Regardless of whether or not he was comparing himself to one of the greatest artists of all time, the aesthetic choice was certainly an intriguing point of difference for the show, reminiscent of someone eager to stand out from the crowd.
So essentially Goldlink killed it and sent the fans wild, and yet, modern day hip hop stardom is supposedly reserved for trap artists like The Migos and autotuned rap-singers like Post Malone right?
They’re the only reason that Hip-Hop was crowned the number one genre of 2017 if you believe certain voices within the space.
Yet if you look at Goldlink, he revels in clever wordplay and a croony style that perfectly emphasises his consistent motifs of an obsession with women and a struggle with personal acceptance. He’s been compared to Grammy-award winning lyricist Chance the Rapper and was nominated for a Grammy himself for hit single ‘Crew.’ You wouldn’t get away with calling him trap but he certainly isn’t old school boom bap and he raps about women too much to be called conscious.
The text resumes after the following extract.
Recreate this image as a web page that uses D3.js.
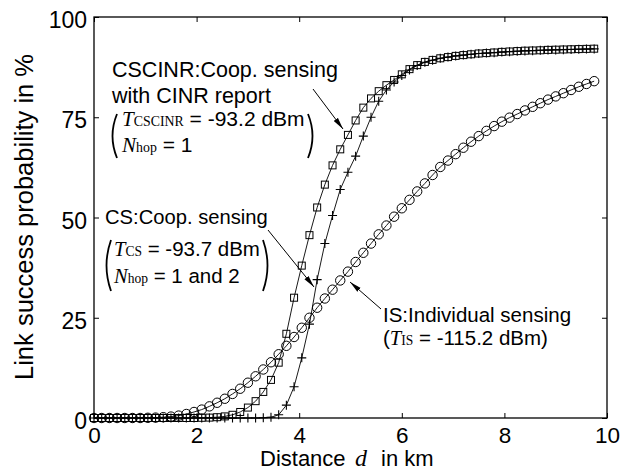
<!DOCTYPE html>
<html>
<head>
<meta charset="utf-8">
<script src="https://cdn.jsdelivr.net/npm/d3@7"></script>
<style>
  body { margin: 0; background: #fff; }
  svg { display: block; }
  text { font-family: "Liberation Sans", Arial, Helvetica, sans-serif; fill: #000; white-space: pre; }
</style>
</head>
<body>
<div id="chart"></div>
<script>
// distance grid (km)
const distance = [
    0, 0.15, 0.3, 0.45, 0.6, 0.75, 0.9, 1.05, 1.2, 1.35,
    1.5, 1.65, 1.8, 1.95, 2.1, 2.25, 2.4, 2.55, 2.7, 2.85,
    3.0, 3.15, 3.3, 3.45, 3.6, 3.75, 3.9, 4.05, 4.2, 4.35,
    4.5, 4.65, 4.8, 4.95, 5.1, 5.25, 5.4, 5.55, 5.7, 5.85,
    6.0, 6.15, 6.3, 6.45, 6.6, 6.75, 6.9, 7.05, 7.2, 7.35,
    7.5, 7.65, 7.8, 7.95, 8.1, 8.25, 8.4, 8.55, 8.7, 8.85,
    9.0, 9.15, 9.3, 9.45, 9.6, 9.75
];
// IS: individual sensing (circles)
const isProb = [
    0, 0, 0, 0, 0, 0, 0, 0.05, 0.1, 0.2,
    0.35, 0.6, 1.0, 1.5, 2.1, 2.9, 3.8, 4.8, 6.0, 7.3,
    8.8, 10.4, 12.1, 13.9, 15.9, 18.0, 20.2, 22.5, 25.0, 27.5,
    29.8, 32.0, 34.3, 36.5, 38.9, 41.2, 43.5, 45.8, 48.0, 50.2,
    52.3, 54.4, 56.5, 58.5, 60.6, 62.6, 64.2, 65.8, 67.4, 68.9,
    70.3, 71.6, 72.8, 73.9, 74.9, 75.8, 76.7, 77.6, 78.5, 79.4,
    80.2, 81.0, 81.8, 82.6, 83.3, 84.0
];
// CSCINR: coop. sensing with CINR report (squares)
const cscinrProb = [
    0, 0, 0, 0, 0, 0, 0, 0, 0, 0,
    0, 0, 0, 0, 0.05, 0.1, 0.2, 0.4, 0.8, 1.5,
    2.6, 4.2, 6.5, 9.5, 13.8, 21.0, 30.0, 38.0, 45.6, 52.5,
    58.2, 63.0, 67.0, 70.6, 74.2, 77.4, 79.7, 81.5, 83.0, 84.3,
    85.7, 87.0, 88.0, 88.8, 89.3, 89.7, 90.0, 90.3, 90.5, 90.7,
    90.9, 91.0, 91.15, 91.3, 91.4, 91.5, 91.6, 91.65, 91.7, 91.8,
    91.85, 91.9, 91.95, 92.0, 92.05, 92.1
];
// CS: coop. sensing (plus)
const csProb = [
    0, 0, 0, 0, 0, 0, 0, 0, 0, 0,
    0, 0, 0, 0, 0, 0, 0, 0, 0, 0,
    0, 0, 0.05, 0.2, 0.8, 3.2, 7.8, 15.0, 23.4, 34.5,
    43.5, 50.5, 57.0, 61.3, 65.3, 70.3, 75.0, 79.0, 81.8, 83.8,
    85.4, 86.8, 87.9, 88.7, 89.2, 89.7, 90.0, 90.3, 90.5, 90.7,
    90.9, 91.0, 91.1, 91.25, 91.35, 91.45, 91.55, 91.6, 91.7, 91.75,
    91.8, 91.85, 91.9, 91.95, 92.0, 92.05
];
const xTicks = [0, 2, 4, 6, 8, 10];
const yTicks = [0, 25, 50, 75, 100];

const width = 633;
const height = 472;
const plot = { left: 94, right: 607, top: 17, bottom: 418 };

const svg = d3.select("#chart")
    .append("svg")
    .attr("width", width)
    .attr("height", height);

const defs = svg.append("defs");
defs.append("marker")
    .attr("id", "head")
    .attr("viewBox", "0 0 12 6")
    .attr("refX", 12)
    .attr("refY", 3)
    .attr("markerWidth", 12)
    .attr("markerHeight", 6)
    .attr("markerUnits", "userSpaceOnUse")
    .attr("orient", "auto")
    .append("path")
    .attr("d", "M0,0.4 L12,3 L0,5.6 Z")
    .attr("fill", "#000");

let x = d3.scaleLinear().domain([0, 10]).range([plot.left, plot.right]);
let y = d3.scaleLinear().domain([0, 100]).range([plot.bottom, plot.top]);

// axes, ticks pointing inward like matlab
svg.append("g")
    .attr("transform", `translate(0, ${plot.bottom})`)
    .call(d3.axisBottom(x).tickValues(xTicks).tickSizeInner(-5).tickSizeOuter(0).tickPadding(9))
    .call(g => g.select(".domain").remove())
    .call(g => g.selectAll("text").style("font-size", "22.5px").attr("font-family", null));

svg.append("g")
    .attr("transform", `translate(${plot.left}, 0)`)
    .call(d3.axisLeft(y).tickValues(yTicks).tickSizeInner(-5).tickSizeOuter(0).tickPadding(7))
    .call(g => g.select(".domain").remove())
    .call(g => g.selectAll("text").style("font-size", "23px").attr("dy", "0.46em").attr("font-family", null));

svg.append("g")
    .attr("transform", `translate(0, ${plot.top})`)
    .call(d3.axisTop(x).tickValues(xTicks).tickSizeInner(-5).tickSizeOuter(0).tickFormat(""))
    .call(g => g.select(".domain").remove());

svg.append("g")
    .attr("transform", `translate(${plot.right}, 0)`)
    .call(d3.axisRight(y).tickValues(yTicks).tickSizeInner(-5).tickSizeOuter(0).tickFormat(""))
    .call(g => g.select(".domain").remove());

svg.selectAll(".tick line").attr("stroke", "#000");

// frame
svg.append("rect")
    .attr("x", plot.left)
    .attr("y", plot.top)
    .attr("width", plot.right - plot.left)
    .attr("height", plot.bottom - plot.top)
    .attr("fill", "none")
    .attr("stroke", "#000")
    .attr("stroke-width", 1.3);

// series
const series = [
    { name: "IS", values: isProb, marker: "circle" },
    { name: "CS", values: csProb, marker: "plus" },
    { name: "CSCINR", values: cscinrProb, marker: "square" }
];

let line = d3.line()
    .x((d, i) => x(distance[i]))
    .y(d => y(d));

series.forEach(s => {
    let g = svg.append("g").attr("class", "series-" + s.name);
    g.append("path")
        .datum(s.values)
        .attr("d", line)
        .attr("fill", "none")
        .attr("stroke", "#000")
        .attr("stroke-width", 0.9);

    let pts = g.selectAll(".pt")
        .data(s.values)
        .enter();
    if (s.marker === "circle") {
        pts.append("circle")
            .attr("cx", (d, i) => x(distance[i]))
            .attr("cy", d => y(d))
            .attr("r", 4.7)
            .attr("fill", "none")
            .attr("stroke", "#000")
            .attr("stroke-width", 1);
    } else if (s.marker === "square") {
        pts.append("rect")
            .attr("x", (d, i) => x(distance[i]) - 3.5)
            .attr("y", d => y(d) - 3.5)
            .attr("width", 7)
            .attr("height", 7)
            .attr("fill", "none")
            .attr("stroke", "#000")
            .attr("stroke-width", 1);
    } else {
        pts.append("path")
            .attr("transform", (d, i) => `translate(${x(distance[i])}, ${y(d)})`)
            .attr("d", "M-4.5,0H4.5M0,-4.5V4.5")
            .attr("stroke", "#000")
            .attr("stroke-width", 1.1);
    }
});

// axis titles
svg.append("text")
    .attr("transform", `translate(33, 217) rotate(-90)`)
    .attr("text-anchor", "middle")
    .style("font-size", "25.5px")
    .text("Link success probability in %");

let xLabel = svg.append("text")
    .attr("y", 466)
    .style("font-size", "22px");
xLabel.append("tspan").attr("x", 260).text("Distance");
xLabel.append("tspan").attr("x", 355)
    .style("font-family", "'Liberation Serif', 'Times New Roman', serif")
    .style("font-style", "italic")
    .style("font-size", "24px")
    .text("d");
xLabel.append("tspan").attr("x", 381).text("in km");

// annotation text with serif italic symbols and small serif subscripts
const serif = "'Liberation Serif', 'Times New Roman', serif";
function richText(px, py, size, parts) {
    let t = svg.append("text")
        .attr("x", px)
        .attr("y", py)
        .style("font-size", size + "px");
    parts.forEach(p => {
        let ts = t.append("tspan").text(p[0]);
        if (p[1] === "ital") {
            ts.style("font-family", serif).style("font-style", "italic");
        } else if (p[1] === "sub") {
            ts.style("font-family", serif).style("font-size", (size * 0.66) + "px");
        }
    });
    return t;
}

function paren(x0, y0, y1, left) {
    let ym = (y0 + y1) / 2;
    let d = left
        ? `M${x0 + 7},${y0} Q${x0 - 2},${ym} ${x0 + 7},${y1}`
        : `M${x0 - 7},${y0} Q${x0 + 2},${ym} ${x0 - 7},${y1}`;
    svg.append("path")
        .attr("d", d)
        .attr("fill", "none")
        .attr("stroke", "#000")
        .attr("stroke-width", 1.8);
}

function arrow(x1, y1, x2, y2) {
    svg.append("line")
        .attr("x1", x1).attr("y1", y1)
        .attr("x2", x2).attr("y2", y2)
        .attr("stroke", "#000")
        .attr("stroke-width", 1)
        .attr("marker-end", "url(#head)");
}

// CSCINR note
richText(112, 77, 21.5, [["CSCINR:Coop. sensing"]]);
richText(112, 102.5, 21.5, [["with CINR report"]]);
richText(122, 126, 21, [["T", "ital"], ["CSCINR", "sub"], [" = -93.2 dBm"]]);
richText(122, 152, 21, [["N", "ital"], ["hop", "sub"], [" = 1"]]);
paren(110, 114, 158, true);
paren(315, 114, 158, false);
arrow(313, 89, 343, 129);

// CS note
richText(105, 224, 20.2, [["CS:Coop. sensing"]]);
richText(114, 256, 20.5, [["T", "ital"], ["CS", "sub"], [" = -93.7 dBm"]]);
richText(114, 283, 20.5, [["N", "ital"], ["hop", "sub"], [" = 1 and 2"]]);
paren(104, 240, 291, true);
paren(270, 240, 291, false);
arrow(268, 230, 314, 287);

// IS note
richText(383, 322, 20.5, [["IS:Individual sensing"]]);
richText(383, 345, 20.5, [["("], ["T", "ital"], ["IS", "sub"], [" = -115.2 dBm)"]]);
arrow(381, 309, 350, 282);
</script>
</body>
</html>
He calls himself an entirely new genre, something he’s coined ‘future bounce.’ If an entirely unique rap sub-genre can whip international fans into a frenzy, to the point where people are being elbowed in the face in mosh pits and bonding with strangers because you both sang a line at the same time (he played Crew twice to finish the show and nobody stopped moving for the entirety of both renditions), then surely there is no complaint to be had about mainstream rappers not being talented enough to properly represent Hip-Hop.
Just don’t listen to them, instead listen to rappers like Goldlink who inspire fans to buy children’s books on Ebay just for one moment of sweet sweet fan-to-star engagement.